A researcher has proved what stoners have known for a long time: alcohol is more likely to lead to hard drug use than marijuana. The idea that marijuana is a “gateway drug” is a myth that harkens back to the “Reefer Madness” era, which itself was a direct result of William Randolph Hearst’s efforts to get hemp banned to eliminate competition for his paper mills.

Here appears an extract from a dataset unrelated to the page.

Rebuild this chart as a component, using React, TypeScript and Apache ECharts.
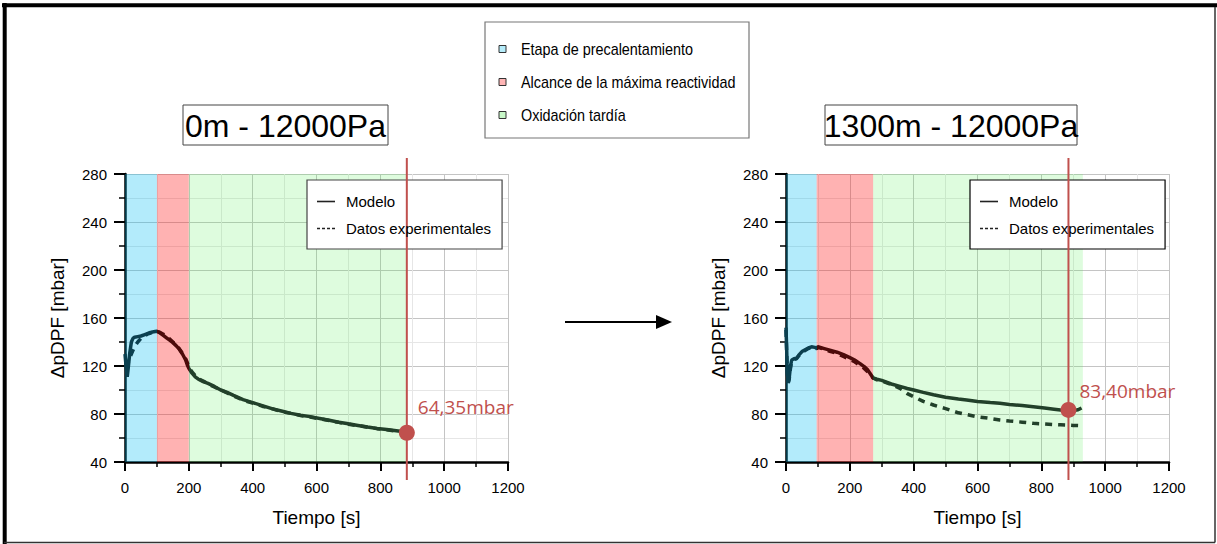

Also noteworthy is Mr. Heart’s relationship to Pancho Villa:
Hearst was a notorious xenophobe. He reportedly hated minorities, and he used his chain of newspapers to aggravate racial tensions at every opportunity. He especially hated Mexicans, portraying them as lazy, degenerate, and violent, and as marijuana smokers and job stealers. However, the real motive behind this prejudice may well have been that Hearst had lost 800,000 acres of prime timberland to the rebel Pancho Villa, suggesting that Hearst’s racism was fueled by Mexican threats to his empire’s source of newsprint.

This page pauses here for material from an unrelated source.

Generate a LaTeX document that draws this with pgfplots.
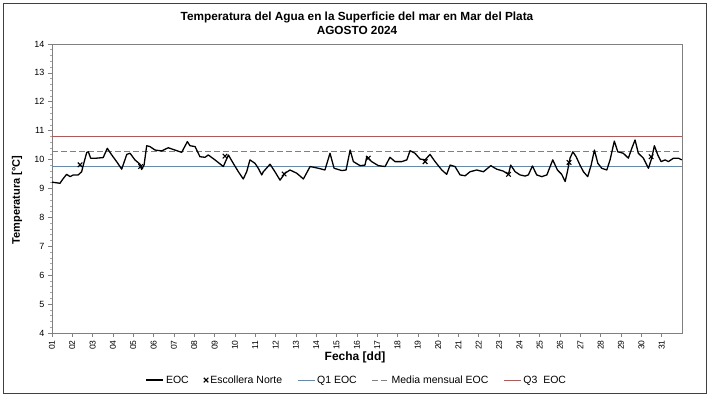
\documentclass[border=0pt]{standalone}
\usepackage{fontspec}
\setmainfont{Liberation Sans}
\usepackage{pgfplots}
\pgfplotsset{compat=1.18}
\definecolor{qone}{RGB}{74,144,206}
\definecolor{qthree}{RGB}{232,64,64}
\definecolor{axgray}{RGB}{128,128,128}
\definecolor{meangray}{RGB}{128,128,128}

\pgfplotstableread{
x y
1.00 9.22
1.39 9.18
1.56 9.35
1.72 9.49
1.89 9.41
2.05 9.47
2.29 9.47
2.46 9.58
2.54 9.81
2.71 10.25
2.79 10.27
2.90 10.05
3.20 10.05
3.52 10.07
3.72 10.39
3.94 10.16
4.18 9.93
4.43 9.67
4.68 10.18
4.84 10.22
5.08 9.99
5.33 9.84
5.41 9.66
5.53 9.81
5.66 10.48
5.82 10.45
6.07 10.33
6.40 10.30
6.72 10.41
7.05 10.33
7.38 10.25
7.66 10.62
7.79 10.48
8.04 10.45
8.28 10.10
8.53 10.08
8.69 10.16
9.02 9.99
9.43 9.76
9.68 10.16
9.92 9.87
10.17 9.58
10.41 9.33
10.58 9.58
10.74 9.99
10.99 9.87
11.15 9.70
11.32 9.47
11.40 9.58
11.73 9.84
11.97 9.58
12.22 9.29
12.47 9.53
12.71 9.64
13.04 9.53
13.37 9.33
13.70 9.76
14.11 9.70
14.43 9.64
14.68 10.22
14.88 9.70
15.26 9.62
15.47 9.64
15.67 10.33
15.83 9.93
16.16 9.79
16.40 9.81
16.49 10.10
16.73 9.93
17.06 9.79
17.39 9.76
17.63 10.08
17.88 9.93
18.21 9.93
18.46 9.99
18.62 10.31
18.86 10.22
19.11 10.02
19.36 9.99
19.60 10.18
19.85 9.93
20.18 9.64
20.42 9.49
20.59 9.81
20.83 9.76
21.08 9.47
21.33 9.44
21.57 9.58
21.90 9.64
22.23 9.58
22.59 9.79
22.88 9.67
23.21 9.60
23.46 9.49
23.57 9.81
23.79 9.58
24.03 9.47
24.28 9.43
24.44 9.47
24.64 9.78
24.85 9.47
25.10 9.41
25.35 9.47
25.64 9.99
25.87 9.64
26.08 9.49
26.25 9.24
26.36 9.58
26.49 10.05
26.63 10.27
26.79 10.10
26.98 9.81
27.15 9.58
27.36 9.41
27.53 9.81
27.69 10.33
27.86 9.87
28.05 9.70
28.30 9.64
28.46 9.99
28.67 10.64
28.84 10.27
29.11 10.22
29.36 10.05
29.53 10.39
29.69 10.68
29.85 10.22
30.10 10.05
30.35 9.70
30.51 10.05
30.64 10.48
30.81 10.16
30.97 9.93
31.17 9.99
31.33 9.93
31.58 10.05
31.82 10.05
31.99 9.99
}\eoc

\pgfplotstableread{
x y
2.38 9.82
5.36 9.76
9.51 10.12
12.42 9.50
16.56 10.05
19.36 9.93
23.46 9.49
26.44 9.90
30.48 10.10
}\escollera

\begin{document}
\begin{tikzpicture}
\useasboundingbox (-52pt,-65pt) rectangle (657pt,333pt);
\draw[black!75, line width=0.8pt] (-49pt,-60pt) rectangle (654pt,330pt);
\node[font=\bfseries\fontsize{11.8}{14}\selectfont, align=center] at (305pt,310pt)
  {Temperatura del Agua en la Superficie del mar en Mar del Plata\\AGOSTO 2024};
\begin{axis}[
  at={(0pt,0pt)}, anchor=south west,
  scale only axis, width=630pt, height=289pt,
  xmin=1, xmax=32, ymin=4, ymax=14,
  xtick={1,...,31},
  xticklabels={01,02,03,04,05,06,07,08,09,10,11,12,13,14,15,16,17,18,19,20,21,22,23,24,25,26,27,28,29,30,31},
  x tick label style={rotate=90, anchor=east, font=\fontsize{8.5}{9}\selectfont},
  ytick={4,5,...,14},
  y tick label style={font=\fontsize{9}{10}\selectfont},
  minor y tick num=4,
  xtick pos=bottom, ytick pos=left,
  tick align=outside,
  major tick length=4pt,
  minor tick length=2pt,
  every tick/.style={axgray, line width=0.6pt},
  every minor tick/.style={black!35, line width=0.6pt},
  axis line style={draw=axgray, line width=0.8pt},
  /pgf/number format/assume math mode=true,
  xlabel={Fecha [dd]},
  ylabel={Temperatura [°C]},
  xlabel style={font=\bfseries\fontsize{12}{13}\selectfont, at={(axis description cs:0.481,-0.083)}, anchor=center},
  ylabel style={font=\bfseries\fontsize{11}{12}\selectfont, at={(axis description cs:-0.0556,0.46)}, anchor=center},
  legend columns=5,
  legend style={draw=none, fill=none, font=\fontsize{10.5}{11}\selectfont,
    at={(0.484,-0.163)}, anchor=center,
    /tikz/every even column/.append style={column sep=13pt}},
  legend image code/.code={\draw[#1] (0pt,0pt) -- (17pt,0pt);},
  clip=true,
]
\addplot[qone, line width=1pt, forget plot] coordinates {(1,9.75) (32,9.75)};
\addplot[meangray, dashed, dash pattern=on 6pt off 3pt, line width=0.8pt, forget plot] coordinates {(1,10.27) (32,10.27)};
\addplot[qthree, line width=1pt, forget plot] coordinates {(1,10.79) (32,10.79)};
\addplot[black, line width=1.3pt, line join=round] table[x=x,y=y] {\eoc};
\addlegendentry{EOC}
\addplot[only marks, mark=x, mark size=3.2pt, black, line width=1.1pt,
  legend image code/.code={\draw[mark repeat=2,mark phase=2] plot coordinates {(0pt,0pt) (9pt,0pt) (17pt,0pt)};}] table[x=x,y=y] {\escollera};
\addlegendentry{Escollera Norte}
\addlegendimage{qone, line width=1pt}
\addlegendentry{Q1 EOC}
\addlegendimage{meangray, dashed, dash pattern=on 6pt off 3pt, line width=0.8pt}
\addlegendentry{Media mensual EOC}
\addlegendimage{qthree, line width=1pt}
\addlegendentry{Q3~ EOC}
\end{axis}
\end{tikzpicture}
\end{document}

Additionally, an early relationship with General Motors and DuPont was just as critical with conspiring against the threat of marijuana on their respective industries:
“The four justices in the majority were Chief Justice Earl Warren, William Brennan, Hugo Black and William Douglas; Brennan wrote the majority opinion, which stated that the “inference is overwhelming that Du Pont’s commanding position [in the sale of automobile finishes and fabrics to GM] was promoted by its stock interest and was not gained solely on competitive merit.”
What’s even sadder is that the lives of millions of people since 1937 have been ruined by these corporations because of a plant which the DEA claims no reports of marijuana overdose ever being reported.
And no president to date since then has dared challenge for the rights of marijuana users.
Instead, innocent people who would otherwise be law abiding citizens still continue to have their homes raided putting law enforcement at unnecessary risk, who, in turn have often shot homeowners and their pets in self-defense, primarily because of a “threat” to the bottom-line of major industries.
And, in 1937 when marijuana possession officially became a crime, it was easy to put the blame on minorities.